ITV News Europe editor James Mates reports:
Germany pays the bills, so Berlin calls the shots. But suddenly that acceptance of German dominance is being challenged, first at the European Central Bank, and now in Athens, where a Government is likely to be elected next week with an explicit mandate to challenge the policy of austerity.
The defiance of the ECB, where the two German representatives on the board were outvoted, and the rest went ahead with a €1 trillion programme of money creation called QE, may be the most serious. The revolt of the Greeks is, however, the most pressing.
Polls now put the far-left Syriza party, led by the young and persuasive Alexis Tsipras, a full six points clear of the conservative New Democracy party.
Tsipras will win on Sunday, it seems the only question is whether he gets an outright majority, or sufficient allies to form a stable coalition.
He has run on an explicitly anti-German platform. “I will not govern alongside any parties that have been co-operating with Angela Merkel” he told a huge rally last night.
If he does as he promises, Greece will tear up its agreements with the EU to cut spending, raise taxes, slash public sector jobs and continue enacting painful labour market reforms.

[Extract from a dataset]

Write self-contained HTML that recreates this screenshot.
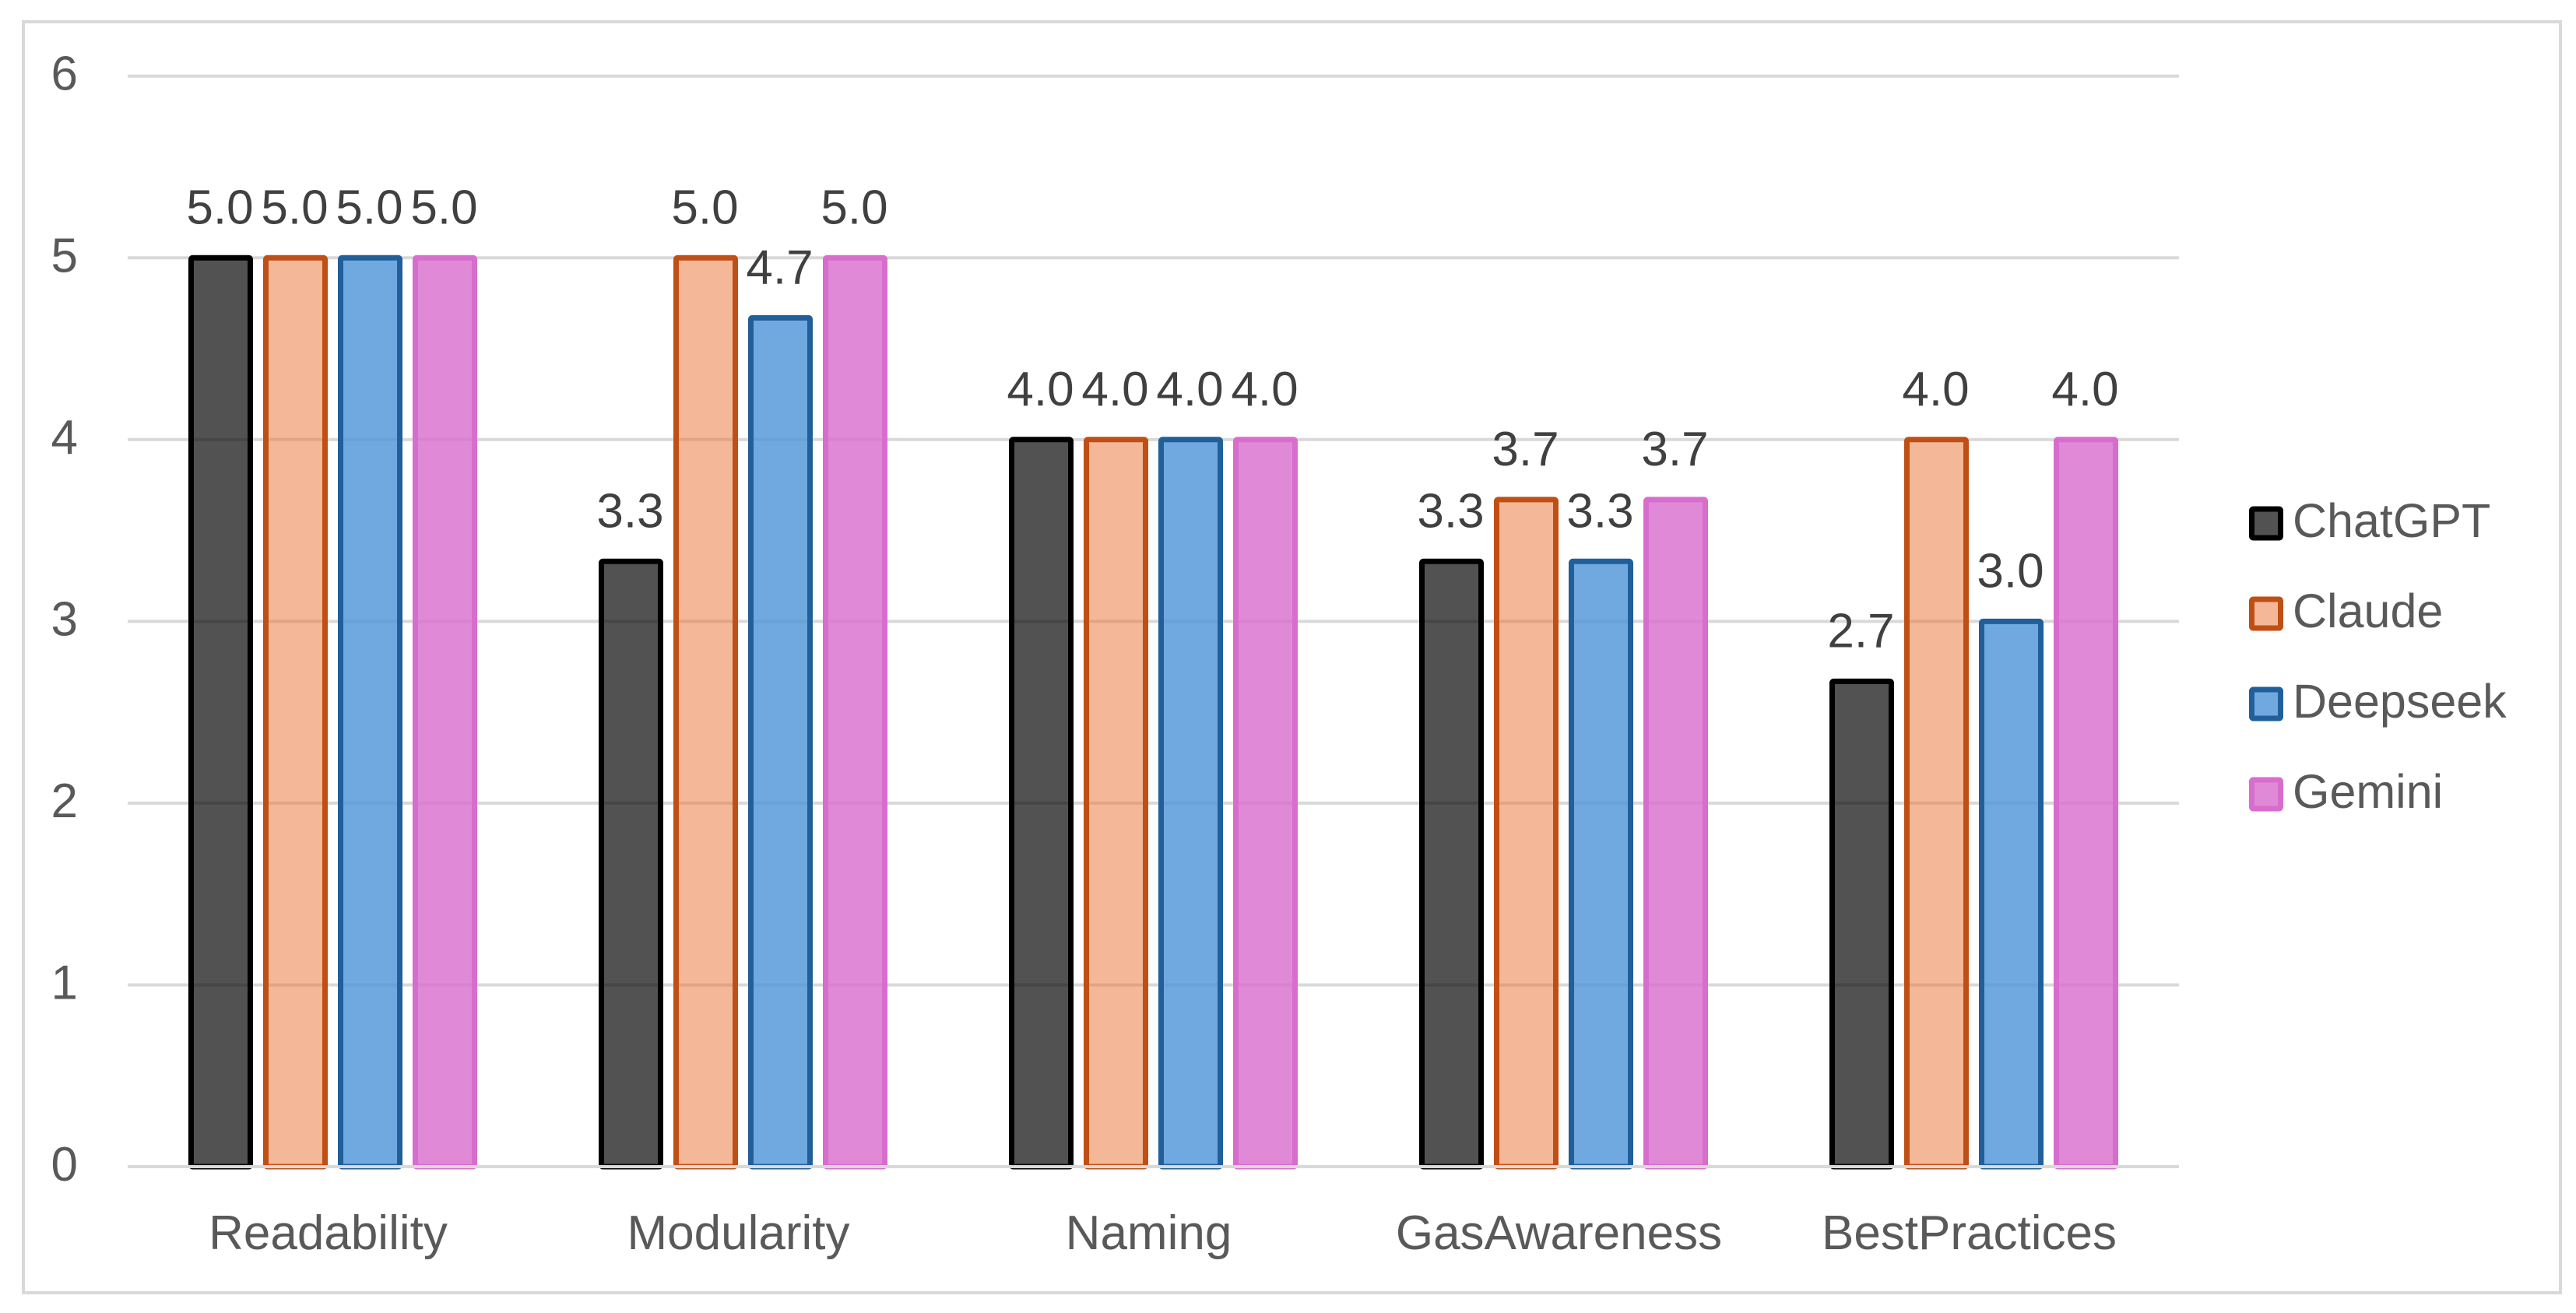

Athens will also renegotiate its huge debts, possibly refusing to repay them.
This, Tsipras says, does not mean leaving the Eurozone. His gamble is that the prospect of a Euro break-up is so serious that - faced with the clear will of the Greek people - Brussels and Berlin will negotiate and do a deal. He may be right.
But what was noticeable at the Syriza rally in central Athens last night were the banners from Spain and Italy claiming that where Greece is leading, they will follow.
Syriza may be the first of the insurgent parties to displace the traditional parties of centre-left and centre-right, but they may not be the last.
The far-left Podemos party in Spain is ahead in the polls there with a general election due at the end of the year. The five-star movement in Italy has not gone away, far from it. Marine Le Pen may soon be at the gates of the Elysée Palace.
And this is a real threat to Germany. Accommodate the Greeks and the rest of Southern Europe, possibly France as well, will come looking for the same concessions.
A leading politician here is keen to remind his fellow countrymen how the ancient Greeks of Athens once treated a weaker neighbour on the island of Melos.
As described by the historian Thucydides, the Melians refused to submit to the far more powerful Athenians, saying it would be ‘unjust’ for Athens to subjugate them. “Justice happens between states of equal power” they were told. “The strong do as they can, and the weak suffer what they must”.
Melos was destroyed, every man of of military age slaughtered.
Will Berlin cut off a defiant Syriza Government at the knees, just to show the rest of the Eurozone that rules are there to be obeyed?
On Monday morning, if the polls are anything like correct, this may no longer be a hypothetical question.